IN THE COURT OF APPEALS OF THE STATE OF IDAHO
Docket No. 40053
STATE OF IDAHO, ) 2013 Unpublished Opinion No. 366
)
Plaintiff-Respondent, ) Filed: February 14, 2013
)
v. ) Stephen W. Kenyon, Clerk
)
JAMES EDWARD ADAMS, ) THIS IS AN UNPUBLISHED
) OPINION AND SHALL NOT
Defendant-Appellant. ) BE CITED AS AUTHORITY
)
Appeal from the District Court of the Sixth Judicial District, State of Idaho,
Bannock County. Hon. Robert C. Naftz, District Judge.
Order revoking probation and imposing reduced sentence of a unified term of six
years, with two years determinate, for possession of a controlled
substance, affirmed.
Sara B. Thomas, State Appellate Public Defender; Ben Patrick McGreevy,
Deputy Appellate Public Defender, Boise, for appellant.
Hon. Lawrence G. Wasden, Attorney General; Daphne J. Huang, Deputy
Attorney General, Boise, for respondent.
________________________________________________
Before GUTIERREZ, Chief Judge; LANSING, Judge;
and GRATTON, Judge
PER CURIAM
James Edward Adams pled guilty to possession of a controlled substance,
methamphetamine. Idaho Code § 37-2732(c)(1). The district court sentenced Adams to a
unified term of seven years, with three years determinate, but suspended the sentence and placed
Adams on probation. Shortly thereafter, Adams admitted to violating the terms of the probation.
The district court consequently revoked probation and ordered execution of the underlying
sentence, but retained jurisdiction. After a period of retained jurisdiction, the district court again
suspended Adams’ sentence and placed him on probation.
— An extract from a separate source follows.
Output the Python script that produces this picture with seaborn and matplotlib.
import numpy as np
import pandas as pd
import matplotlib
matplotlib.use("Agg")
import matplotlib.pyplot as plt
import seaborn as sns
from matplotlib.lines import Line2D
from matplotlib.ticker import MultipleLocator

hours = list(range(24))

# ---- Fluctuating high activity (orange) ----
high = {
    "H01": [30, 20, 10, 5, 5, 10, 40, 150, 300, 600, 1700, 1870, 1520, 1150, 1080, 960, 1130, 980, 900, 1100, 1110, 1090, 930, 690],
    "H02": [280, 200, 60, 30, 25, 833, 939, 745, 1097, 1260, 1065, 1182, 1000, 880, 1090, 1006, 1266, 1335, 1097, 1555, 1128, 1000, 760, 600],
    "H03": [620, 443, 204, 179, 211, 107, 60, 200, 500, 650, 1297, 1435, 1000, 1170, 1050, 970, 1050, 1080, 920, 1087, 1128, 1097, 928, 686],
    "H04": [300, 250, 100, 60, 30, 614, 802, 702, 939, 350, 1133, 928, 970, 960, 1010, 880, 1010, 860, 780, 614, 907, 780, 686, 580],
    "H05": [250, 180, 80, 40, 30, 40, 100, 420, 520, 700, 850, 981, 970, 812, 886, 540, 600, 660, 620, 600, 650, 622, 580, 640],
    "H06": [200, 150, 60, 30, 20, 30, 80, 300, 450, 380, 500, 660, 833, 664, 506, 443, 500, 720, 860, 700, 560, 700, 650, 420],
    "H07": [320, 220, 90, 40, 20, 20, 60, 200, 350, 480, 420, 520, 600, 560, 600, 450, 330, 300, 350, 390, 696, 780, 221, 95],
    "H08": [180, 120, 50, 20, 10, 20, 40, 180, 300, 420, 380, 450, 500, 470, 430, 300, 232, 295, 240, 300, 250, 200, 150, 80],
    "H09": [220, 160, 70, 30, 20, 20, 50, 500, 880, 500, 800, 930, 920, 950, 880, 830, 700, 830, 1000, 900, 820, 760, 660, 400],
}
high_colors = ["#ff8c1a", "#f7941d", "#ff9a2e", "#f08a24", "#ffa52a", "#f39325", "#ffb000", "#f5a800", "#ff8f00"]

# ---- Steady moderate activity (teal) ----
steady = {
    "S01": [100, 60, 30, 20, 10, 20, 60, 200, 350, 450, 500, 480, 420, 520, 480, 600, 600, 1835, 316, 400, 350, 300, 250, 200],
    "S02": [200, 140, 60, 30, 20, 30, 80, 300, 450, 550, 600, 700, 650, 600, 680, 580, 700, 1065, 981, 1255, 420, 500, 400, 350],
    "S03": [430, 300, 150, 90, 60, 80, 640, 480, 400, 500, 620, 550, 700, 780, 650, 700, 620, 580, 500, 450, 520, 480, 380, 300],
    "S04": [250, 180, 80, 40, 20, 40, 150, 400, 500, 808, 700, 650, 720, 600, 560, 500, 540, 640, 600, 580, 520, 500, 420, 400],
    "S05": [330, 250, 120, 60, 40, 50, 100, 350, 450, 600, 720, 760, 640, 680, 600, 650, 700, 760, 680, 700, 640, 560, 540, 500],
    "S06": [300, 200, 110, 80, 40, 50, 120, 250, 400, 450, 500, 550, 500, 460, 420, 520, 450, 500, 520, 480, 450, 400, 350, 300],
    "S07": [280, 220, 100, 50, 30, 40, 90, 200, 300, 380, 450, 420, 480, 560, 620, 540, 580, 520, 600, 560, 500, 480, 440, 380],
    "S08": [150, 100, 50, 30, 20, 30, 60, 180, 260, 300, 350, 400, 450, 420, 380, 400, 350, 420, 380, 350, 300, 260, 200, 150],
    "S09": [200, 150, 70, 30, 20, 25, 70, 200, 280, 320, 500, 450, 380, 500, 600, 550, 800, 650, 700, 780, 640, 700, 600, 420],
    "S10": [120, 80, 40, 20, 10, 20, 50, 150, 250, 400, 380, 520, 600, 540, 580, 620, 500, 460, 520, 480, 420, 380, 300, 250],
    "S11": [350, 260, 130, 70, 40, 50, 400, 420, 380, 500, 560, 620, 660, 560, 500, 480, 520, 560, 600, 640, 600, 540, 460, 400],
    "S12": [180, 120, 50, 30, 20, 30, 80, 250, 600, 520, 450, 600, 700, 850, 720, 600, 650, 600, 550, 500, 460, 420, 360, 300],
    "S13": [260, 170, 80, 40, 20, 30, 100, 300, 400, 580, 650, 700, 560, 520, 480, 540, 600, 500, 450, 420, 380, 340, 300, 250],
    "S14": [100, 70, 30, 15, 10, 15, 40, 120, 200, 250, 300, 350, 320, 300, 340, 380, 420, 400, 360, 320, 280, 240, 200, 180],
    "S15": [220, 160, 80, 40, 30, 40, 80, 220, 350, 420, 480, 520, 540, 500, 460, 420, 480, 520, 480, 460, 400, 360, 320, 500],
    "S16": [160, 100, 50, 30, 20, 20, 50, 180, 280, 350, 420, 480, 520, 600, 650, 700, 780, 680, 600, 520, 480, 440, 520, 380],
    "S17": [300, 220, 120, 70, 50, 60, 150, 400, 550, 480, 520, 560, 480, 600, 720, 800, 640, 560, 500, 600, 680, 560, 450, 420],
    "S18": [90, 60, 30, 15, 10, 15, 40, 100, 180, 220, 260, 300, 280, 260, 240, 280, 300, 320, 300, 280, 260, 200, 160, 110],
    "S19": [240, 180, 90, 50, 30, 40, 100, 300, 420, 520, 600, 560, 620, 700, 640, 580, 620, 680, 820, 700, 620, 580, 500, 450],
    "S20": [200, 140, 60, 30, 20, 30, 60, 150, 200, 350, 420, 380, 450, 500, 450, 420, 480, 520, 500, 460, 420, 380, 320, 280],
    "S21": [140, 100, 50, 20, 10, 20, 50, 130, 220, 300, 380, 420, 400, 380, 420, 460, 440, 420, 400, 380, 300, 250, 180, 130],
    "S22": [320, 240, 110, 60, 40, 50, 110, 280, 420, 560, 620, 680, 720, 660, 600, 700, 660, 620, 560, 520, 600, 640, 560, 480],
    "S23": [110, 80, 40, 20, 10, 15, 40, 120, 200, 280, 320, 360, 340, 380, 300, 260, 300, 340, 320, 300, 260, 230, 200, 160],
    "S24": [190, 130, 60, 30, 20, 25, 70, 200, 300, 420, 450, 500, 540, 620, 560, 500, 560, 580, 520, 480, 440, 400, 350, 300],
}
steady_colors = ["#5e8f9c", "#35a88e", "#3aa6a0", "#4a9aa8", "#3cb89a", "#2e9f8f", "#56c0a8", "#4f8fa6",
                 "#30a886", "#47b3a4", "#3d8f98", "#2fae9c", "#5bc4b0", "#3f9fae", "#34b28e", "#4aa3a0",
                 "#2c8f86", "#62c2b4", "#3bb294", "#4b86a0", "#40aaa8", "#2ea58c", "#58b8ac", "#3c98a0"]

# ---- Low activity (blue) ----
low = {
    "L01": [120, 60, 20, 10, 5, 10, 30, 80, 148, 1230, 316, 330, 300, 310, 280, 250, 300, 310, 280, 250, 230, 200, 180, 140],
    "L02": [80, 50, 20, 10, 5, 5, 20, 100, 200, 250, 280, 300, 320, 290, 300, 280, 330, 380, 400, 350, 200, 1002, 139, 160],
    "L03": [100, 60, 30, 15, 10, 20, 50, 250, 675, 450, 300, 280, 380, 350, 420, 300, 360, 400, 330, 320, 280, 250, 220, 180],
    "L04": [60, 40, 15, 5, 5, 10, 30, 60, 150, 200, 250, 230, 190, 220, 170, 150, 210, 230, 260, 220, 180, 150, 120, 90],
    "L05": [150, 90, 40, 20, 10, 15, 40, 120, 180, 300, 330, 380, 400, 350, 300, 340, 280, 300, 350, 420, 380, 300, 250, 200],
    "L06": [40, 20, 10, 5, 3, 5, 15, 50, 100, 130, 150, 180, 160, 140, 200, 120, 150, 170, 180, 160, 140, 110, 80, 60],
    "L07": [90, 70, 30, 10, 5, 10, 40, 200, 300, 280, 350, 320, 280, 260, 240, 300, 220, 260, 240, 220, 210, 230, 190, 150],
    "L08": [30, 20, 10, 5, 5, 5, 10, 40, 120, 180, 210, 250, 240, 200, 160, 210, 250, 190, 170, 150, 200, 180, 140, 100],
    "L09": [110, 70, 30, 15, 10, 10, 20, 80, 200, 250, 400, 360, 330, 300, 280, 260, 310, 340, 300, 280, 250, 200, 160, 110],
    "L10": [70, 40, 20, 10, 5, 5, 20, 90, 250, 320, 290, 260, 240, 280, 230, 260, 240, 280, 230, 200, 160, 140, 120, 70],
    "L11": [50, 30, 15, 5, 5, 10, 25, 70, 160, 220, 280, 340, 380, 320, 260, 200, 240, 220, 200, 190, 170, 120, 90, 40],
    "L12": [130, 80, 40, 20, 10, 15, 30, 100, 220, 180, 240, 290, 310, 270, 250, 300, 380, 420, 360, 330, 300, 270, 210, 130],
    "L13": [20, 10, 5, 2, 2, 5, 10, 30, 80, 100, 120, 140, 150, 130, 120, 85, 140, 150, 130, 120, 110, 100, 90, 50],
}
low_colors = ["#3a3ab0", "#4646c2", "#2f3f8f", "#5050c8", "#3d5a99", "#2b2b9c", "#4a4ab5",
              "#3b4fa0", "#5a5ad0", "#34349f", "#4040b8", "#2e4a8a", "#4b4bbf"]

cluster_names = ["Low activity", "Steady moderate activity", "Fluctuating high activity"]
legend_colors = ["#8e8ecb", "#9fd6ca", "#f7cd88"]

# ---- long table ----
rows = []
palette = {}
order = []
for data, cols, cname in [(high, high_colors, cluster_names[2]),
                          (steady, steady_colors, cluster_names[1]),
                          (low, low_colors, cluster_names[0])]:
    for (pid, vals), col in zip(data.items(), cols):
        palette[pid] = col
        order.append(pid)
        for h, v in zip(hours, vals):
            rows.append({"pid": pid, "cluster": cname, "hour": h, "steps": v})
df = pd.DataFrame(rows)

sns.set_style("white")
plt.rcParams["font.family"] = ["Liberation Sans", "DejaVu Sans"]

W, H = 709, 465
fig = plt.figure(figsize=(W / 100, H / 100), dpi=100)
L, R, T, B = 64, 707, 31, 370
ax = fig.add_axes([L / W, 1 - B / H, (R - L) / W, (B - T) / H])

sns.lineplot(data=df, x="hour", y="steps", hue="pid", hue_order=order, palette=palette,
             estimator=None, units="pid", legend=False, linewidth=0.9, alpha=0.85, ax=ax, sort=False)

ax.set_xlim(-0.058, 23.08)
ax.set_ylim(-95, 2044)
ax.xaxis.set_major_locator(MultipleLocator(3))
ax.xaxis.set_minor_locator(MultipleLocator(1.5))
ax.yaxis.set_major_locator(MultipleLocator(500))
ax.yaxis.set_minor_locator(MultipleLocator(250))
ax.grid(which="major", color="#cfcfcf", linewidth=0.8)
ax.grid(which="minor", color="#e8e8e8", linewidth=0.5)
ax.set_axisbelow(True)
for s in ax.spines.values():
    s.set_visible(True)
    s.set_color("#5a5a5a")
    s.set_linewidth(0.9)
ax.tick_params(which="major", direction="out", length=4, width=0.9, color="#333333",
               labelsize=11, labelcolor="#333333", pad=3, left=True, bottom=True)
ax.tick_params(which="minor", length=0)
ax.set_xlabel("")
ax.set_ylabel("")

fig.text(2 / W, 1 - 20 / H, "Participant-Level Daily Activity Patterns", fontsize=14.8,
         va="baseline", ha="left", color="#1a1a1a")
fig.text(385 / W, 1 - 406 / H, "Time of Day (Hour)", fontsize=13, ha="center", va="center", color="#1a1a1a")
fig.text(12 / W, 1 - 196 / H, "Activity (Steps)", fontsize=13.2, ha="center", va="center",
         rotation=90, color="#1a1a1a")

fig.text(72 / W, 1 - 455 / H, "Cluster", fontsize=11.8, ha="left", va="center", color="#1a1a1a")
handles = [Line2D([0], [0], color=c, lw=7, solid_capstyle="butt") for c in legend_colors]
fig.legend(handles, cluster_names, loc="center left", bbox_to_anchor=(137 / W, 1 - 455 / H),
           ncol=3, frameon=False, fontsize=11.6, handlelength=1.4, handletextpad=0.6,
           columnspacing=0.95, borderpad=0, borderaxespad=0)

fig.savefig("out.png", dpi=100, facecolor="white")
Subsequently, Adams again admitted
to violating the terms of his probation. The district court revoked probation and imposed a
1
reduced sentence of a unified term of six years, with two years determinate. Adams filed an
Idaho Criminal Rule 35 motion for a reduction of his sentence, which the district court denied.
Adams now appeals, contending the district court abused its discretion by failing to further
reduce his sentence upon revoking probation.
After a probation violation has been established, the court may order that the suspended
sentence be executed or, in the alternative, the court is authorized under Idaho Criminal Rule 35
to reduce the sentence. State v. Beckett, 122 Idaho 324, 325, 834 P.2d 326, 327 (Ct. App. 1992);
State v. Marks, 116 Idaho 976, 977, 783 P.2d 315, 316 (Ct. App. 1989). Sentencing is a matter
for the trial court’s discretion. Both our standard of review and the factors to be considered in
evaluating the reasonableness of a sentence are well established and need not be repeated here.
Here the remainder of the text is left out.